Her performances are never just shows. They are offerings. “One of my most personal moments was performing my late mother’s favourite bhajan on stage,” she says. “I don’t think the audience even existed for me that day. It was just me and her.”
The connection between memory and movement seems to animate much of Debashree’s work. When she speaks about the philosophy of dance, she is less interested in grandeur and more in understanding. “Even if you’re performing something very rooted in Indian mythology, you can still make it relatable,” she says. “Love, longing, joy, play, these are universal. I always explain a bit of the story before a piece. Then, through abhinaya, the rest is clear. Expression crosses language.”

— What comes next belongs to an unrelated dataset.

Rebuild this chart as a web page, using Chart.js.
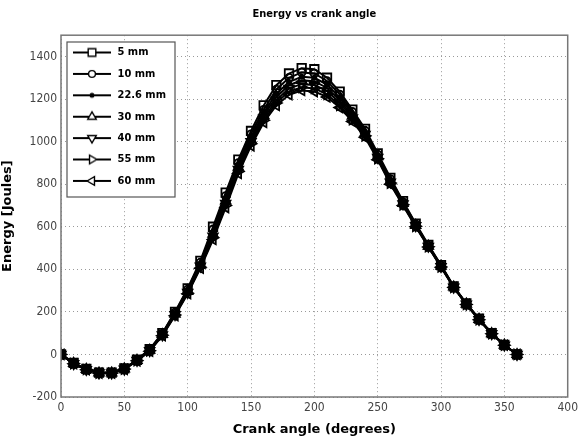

This approach has made her performances especially resonant in multicultural settings. She’s danced at Ratha Yatra, Harmony Day, temple festivals, and formal state events. No two audiences are the same. No story lands in quite the same way. But she insists the essence always gets through. “The body knows how to communicate,” she says. “If the dancer feels it, others will feel it.”
Her process is meticulous. She begins with a theme. Sometimes a poem, sometimes a specific emotion. Then she builds the work from there. “There’s tala, the rhythm, then the choreography, then bhava, the emotional expression,” she explains. “Group work takes time. It’s about synchronicity, but also collective mood. With solo work, I have to internalise every shift in the character. The pauses matter as much as the movement.”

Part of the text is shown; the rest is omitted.